→ DIRECTIONS FOR THIS TASK
Quote each line of the material verbatim, without the pictures.

→ INFORMATION PROVIDED
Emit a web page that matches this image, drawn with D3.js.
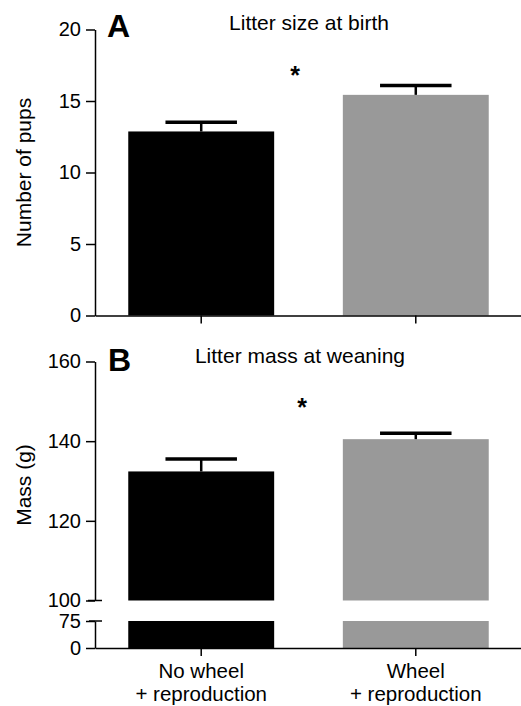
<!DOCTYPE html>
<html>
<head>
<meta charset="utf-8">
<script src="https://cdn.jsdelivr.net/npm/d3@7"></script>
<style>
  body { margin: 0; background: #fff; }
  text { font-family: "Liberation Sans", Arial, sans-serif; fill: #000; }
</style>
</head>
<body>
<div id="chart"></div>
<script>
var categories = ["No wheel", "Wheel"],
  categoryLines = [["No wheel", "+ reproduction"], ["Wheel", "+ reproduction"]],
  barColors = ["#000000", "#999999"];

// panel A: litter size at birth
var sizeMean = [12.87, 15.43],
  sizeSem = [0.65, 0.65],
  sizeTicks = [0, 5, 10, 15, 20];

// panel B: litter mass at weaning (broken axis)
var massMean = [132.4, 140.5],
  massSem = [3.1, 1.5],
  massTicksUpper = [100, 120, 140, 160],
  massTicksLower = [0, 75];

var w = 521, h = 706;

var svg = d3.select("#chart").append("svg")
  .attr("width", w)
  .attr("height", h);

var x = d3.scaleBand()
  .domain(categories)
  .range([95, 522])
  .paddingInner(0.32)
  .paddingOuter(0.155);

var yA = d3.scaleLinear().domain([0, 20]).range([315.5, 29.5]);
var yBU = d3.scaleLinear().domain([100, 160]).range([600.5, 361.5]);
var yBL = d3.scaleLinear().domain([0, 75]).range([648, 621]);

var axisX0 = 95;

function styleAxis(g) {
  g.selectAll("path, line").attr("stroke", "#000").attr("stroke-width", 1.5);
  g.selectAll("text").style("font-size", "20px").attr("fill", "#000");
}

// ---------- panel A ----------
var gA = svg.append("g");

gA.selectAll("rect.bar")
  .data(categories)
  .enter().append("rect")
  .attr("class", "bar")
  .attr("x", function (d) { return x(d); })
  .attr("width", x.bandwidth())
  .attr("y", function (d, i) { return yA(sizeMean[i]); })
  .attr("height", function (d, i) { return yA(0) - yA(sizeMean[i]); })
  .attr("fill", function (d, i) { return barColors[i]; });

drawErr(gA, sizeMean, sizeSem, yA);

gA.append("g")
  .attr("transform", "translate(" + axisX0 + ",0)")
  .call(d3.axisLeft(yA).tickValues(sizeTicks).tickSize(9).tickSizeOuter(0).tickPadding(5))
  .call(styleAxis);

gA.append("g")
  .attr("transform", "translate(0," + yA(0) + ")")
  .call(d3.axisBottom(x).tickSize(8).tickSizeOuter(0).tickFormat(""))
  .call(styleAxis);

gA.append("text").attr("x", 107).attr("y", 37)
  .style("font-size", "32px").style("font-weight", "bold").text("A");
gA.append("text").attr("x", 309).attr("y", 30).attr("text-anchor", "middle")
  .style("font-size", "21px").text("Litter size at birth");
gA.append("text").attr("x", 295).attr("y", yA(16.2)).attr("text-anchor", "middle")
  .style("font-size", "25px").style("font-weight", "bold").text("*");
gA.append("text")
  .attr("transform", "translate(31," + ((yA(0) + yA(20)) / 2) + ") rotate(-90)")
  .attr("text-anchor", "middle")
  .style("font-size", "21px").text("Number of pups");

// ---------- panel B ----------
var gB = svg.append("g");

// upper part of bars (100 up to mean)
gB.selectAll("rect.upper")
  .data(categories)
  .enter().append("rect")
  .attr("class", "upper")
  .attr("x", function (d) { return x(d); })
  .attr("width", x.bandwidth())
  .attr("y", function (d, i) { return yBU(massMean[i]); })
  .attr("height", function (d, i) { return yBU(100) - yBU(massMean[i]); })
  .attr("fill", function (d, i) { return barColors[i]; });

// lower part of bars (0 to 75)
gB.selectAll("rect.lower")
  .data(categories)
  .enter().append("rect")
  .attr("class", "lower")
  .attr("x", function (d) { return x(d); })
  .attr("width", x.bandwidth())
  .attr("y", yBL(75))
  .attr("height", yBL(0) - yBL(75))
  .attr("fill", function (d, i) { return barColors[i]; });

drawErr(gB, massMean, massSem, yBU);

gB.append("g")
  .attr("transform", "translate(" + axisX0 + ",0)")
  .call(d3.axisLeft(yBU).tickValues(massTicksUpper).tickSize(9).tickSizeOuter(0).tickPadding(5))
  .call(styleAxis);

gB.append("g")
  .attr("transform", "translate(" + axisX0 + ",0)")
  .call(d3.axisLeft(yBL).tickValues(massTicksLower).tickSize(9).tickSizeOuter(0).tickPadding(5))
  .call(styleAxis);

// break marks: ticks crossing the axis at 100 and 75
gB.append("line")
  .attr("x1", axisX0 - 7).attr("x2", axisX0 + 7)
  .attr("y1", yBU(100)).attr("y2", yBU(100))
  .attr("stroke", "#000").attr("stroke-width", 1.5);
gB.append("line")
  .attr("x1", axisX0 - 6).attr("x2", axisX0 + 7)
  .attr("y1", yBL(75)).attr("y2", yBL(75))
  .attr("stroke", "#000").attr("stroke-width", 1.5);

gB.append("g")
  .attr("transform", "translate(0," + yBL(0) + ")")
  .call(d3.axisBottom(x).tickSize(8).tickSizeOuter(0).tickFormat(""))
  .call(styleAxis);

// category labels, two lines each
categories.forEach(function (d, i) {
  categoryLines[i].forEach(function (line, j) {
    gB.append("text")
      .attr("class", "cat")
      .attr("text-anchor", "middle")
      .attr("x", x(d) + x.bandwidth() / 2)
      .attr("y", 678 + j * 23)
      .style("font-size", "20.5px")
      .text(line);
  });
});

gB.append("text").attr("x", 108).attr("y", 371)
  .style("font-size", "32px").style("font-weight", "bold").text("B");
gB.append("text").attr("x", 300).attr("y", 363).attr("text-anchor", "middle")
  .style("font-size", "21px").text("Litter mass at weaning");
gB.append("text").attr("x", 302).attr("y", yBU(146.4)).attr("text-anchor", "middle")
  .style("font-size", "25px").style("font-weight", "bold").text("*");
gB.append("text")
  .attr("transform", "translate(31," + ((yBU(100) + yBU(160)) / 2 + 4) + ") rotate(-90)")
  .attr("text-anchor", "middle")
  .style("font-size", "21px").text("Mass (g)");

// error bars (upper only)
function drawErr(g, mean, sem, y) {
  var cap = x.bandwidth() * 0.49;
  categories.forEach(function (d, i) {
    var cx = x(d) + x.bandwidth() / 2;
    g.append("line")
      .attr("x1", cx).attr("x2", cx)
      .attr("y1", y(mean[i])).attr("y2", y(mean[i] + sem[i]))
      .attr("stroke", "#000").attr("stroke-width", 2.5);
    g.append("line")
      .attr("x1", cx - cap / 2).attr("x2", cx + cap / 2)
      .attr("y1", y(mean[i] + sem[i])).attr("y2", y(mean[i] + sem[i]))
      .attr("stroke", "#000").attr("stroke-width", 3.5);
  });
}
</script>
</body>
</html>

→ SOLUTION FOR THIS EXERCISE
Emit a web page that matches this image, drawn with D3.js.
<!DOCTYPE html>
<html>
<head>
<meta charset="utf-8">
<script src="https://cdn.jsdelivr.net/npm/d3@7"></script>
<style>
  body { margin: 0; background: #fff; }
  text { font-family: "Liberation Sans", Arial, sans-serif; fill: #000; }
</style>
</head>
<body>
<div id="chart"></div>
<script>
var categories = ["No wheel", "Wheel"],
  categoryLines = [["No wheel", "+ reproduction"], ["Wheel", "+ reproduction"]],
  barColors = ["#000000", "#999999"];

// panel A: litter size at birth
var sizeMean = [12.87, 15.43],
  sizeSem = [0.65, 0.65],
  sizeTicks = [0, 5, 10, 15, 20];

// panel B: litter mass at weaning (broken axis)
var massMean = [132.4, 140.5],
  massSem = [3.1, 1.5],
  massTicksUpper = [100, 120, 140, 160],
  massTicksLower = [0, 75];

var w = 521, h = 706;

var svg = d3.select("#chart").append("svg")
  .attr("width", w)
  .attr("height", h);

var x = d3.scaleBand()
  .domain(categories)
  .range([95, 522])
  .paddingInner(0.32)
  .paddingOuter(0.155);

var yA = d3.scaleLinear().domain([0, 20]).range([315.5, 29.5]);
var yBU = d3.scaleLinear().domain([100, 160]).range([600.5, 361.5]);
var yBL = d3.scaleLinear().domain([0, 75]).range([648, 621]);

var axisX0 = 95;

function styleAxis(g) {
  g.selectAll("path, line").attr("stroke", "#000").attr("stroke-width", 1.5);
  g.selectAll("text").style("font-size", "20px").attr("fill", "#000");
}

// ---------- panel A ----------
var gA = svg.append("g");

gA.selectAll("rect.bar")
  .data(categories)
  .enter().append("rect")
  .attr("class", "bar")
  .attr("x", function (d) { return x(d); })
  .attr("width", x.bandwidth())
  .attr("y", function (d, i) { return yA(sizeMean[i]); })
  .attr("height", function (d, i) { return yA(0) - yA(sizeMean[i]); })
  .attr("fill", function (d, i) { return barColors[i]; });

drawErr(gA, sizeMean, sizeSem, yA);

gA.append("g")
  .attr("transform", "translate(" + axisX0 + ",0)")
  .call(d3.axisLeft(yA).tickValues(sizeTicks).tickSize(9).tickSizeOuter(0).tickPadding(5))
  .call(styleAxis);

gA.append("g")
  .attr("transform", "translate(0," + yA(0) + ")")
  .call(d3.axisBottom(x).tickSize(8).tickSizeOuter(0).tickFormat(""))
  .call(styleAxis);

gA.append("text").attr("x", 107).attr("y", 37)
  .style("font-size", "32px").style("font-weight", "bold").text("A");
gA.append("text").attr("x", 309).attr("y", 30).attr("text-anchor", "middle")
  .style("font-size", "21px").text("Litter size at birth");
gA.append("text").attr("x", 295).attr("y", yA(16.2)).attr("text-anchor", "middle")
  .style("font-size", "25px").style("font-weight", "bold").text("*");
gA.append("text")
  .attr("transform", "translate(31," + ((yA(0) + yA(20)) / 2) + ") rotate(-90)")
  .attr("text-anchor", "middle")
  .style("font-size", "21px").text("Number of pups");

// ---------- panel B ----------
var gB = svg.append("g");

// upper part of bars (100 up to mean)
gB.selectAll("rect.upper")
  .data(categories)
  .enter().append("rect")
  .attr("class", "upper")
  .attr("x", function (d) { return x(d); })
  .attr("width", x.bandwidth())
  .attr("y", function (d, i) { return yBU(massMean[i]); })
  .attr("height", function (d, i) { return yBU(100) - yBU(massMean[i]); })
  .attr("fill", function (d, i) { return barColors[i]; });

// lower part of bars (0 to 75)
gB.selectAll("rect.lower")
  .data(categories)
  .enter().append("rect")
  .attr("class", "lower")
  .attr("x", function (d) { return x(d); })
  .attr("width", x.bandwidth())
  .attr("y", yBL(75))
  .attr("height", yBL(0) - yBL(75))
  .attr("fill", function (d, i) { return barColors[i]; });

drawErr(gB, massMean, massSem, yBU);

gB.append("g")
  .attr("transform", "translate(" + axisX0 + ",0)")
  .call(d3.axisLeft(yBU).tickValues(massTicksUpper).tickSize(9).tickSizeOuter(0).tickPadding(5))
  .call(styleAxis);

gB.append("g")
  .attr("transform", "translate(" + axisX0 + ",0)")
  .call(d3.axisLeft(yBL).tickValues(massTicksLower).tickSize(9).tickSizeOuter(0).tickPadding(5))
  .call(styleAxis);

// break marks: ticks crossing the axis at 100 and 75
gB.append("line")
  .attr("x1", axisX0 - 7).attr("x2", axisX0 + 7)
  .attr("y1", yBU(100)).attr("y2", yBU(100))
  .attr("stroke", "#000").attr("stroke-width", 1.5);
gB.append("line")
  .attr("x1", axisX0 - 6).attr("x2", axisX0 + 7)
  .attr("y1", yBL(75)).attr("y2", yBL(75))
  .attr("stroke", "#000").attr("stroke-width", 1.5);

gB.append("g")
  .attr("transform", "translate(0," + yBL(0) + ")")
  .call(d3.axisBottom(x).tickSize(8).tickSizeOuter(0).tickFormat(""))
  .call(styleAxis);

// category labels, two lines each
categories.forEach(function (d, i) {
  categoryLines[i].forEach(function (line, j) {
    gB.append("text")
      .attr("class", "cat")
      .attr("text-anchor", "middle")
      .attr("x", x(d) + x.bandwidth() / 2)
      .attr("y", 678 + j * 23)
      .style("font-size", "20.5px")
      .text(line);
  });
});

gB.append("text").attr("x", 108).attr("y", 371)
  .style("font-size", "32px").style("font-weight", "bold").text("B");
gB.append("text").attr("x", 300).attr("y", 363).attr("text-anchor", "middle")
  .style("font-size", "21px").text("Litter mass at weaning");
gB.append("text").attr("x", 302).attr("y", yBU(146.4)).attr("text-anchor", "middle")
  .style("font-size", "25px").style("font-weight", "bold").text("*");
gB.append("text")
  .attr("transform", "translate(31," + ((yBU(100) + yBU(160)) / 2 + 4) + ") rotate(-90)")
  .attr("text-anchor", "middle")
  .style("font-size", "21px").text("Mass (g)");

// error bars (upper only)
function drawErr(g, mean, sem, y) {
  var cap = x.bandwidth() * 0.49;
  categories.forEach(function (d, i) {
    var cx = x(d) + x.bandwidth() / 2;
    g.append("line")
      .attr("x1", cx).attr("x2", cx)
      .attr("y1", y(mean[i])).attr("y2", y(mean[i] + sem[i]))
      .attr("stroke", "#000").attr("stroke-width", 2.5);
    g.append("line")
      .attr("x1", cx - cap / 2).attr("x2", cx + cap / 2)
      .attr("y1", y(mean[i] + sem[i])).attr("y2", y(mean[i] + sem[i]))
      .attr("stroke", "#000").attr("stroke-width", 3.5);
  });
}
</script>
</body>
</html>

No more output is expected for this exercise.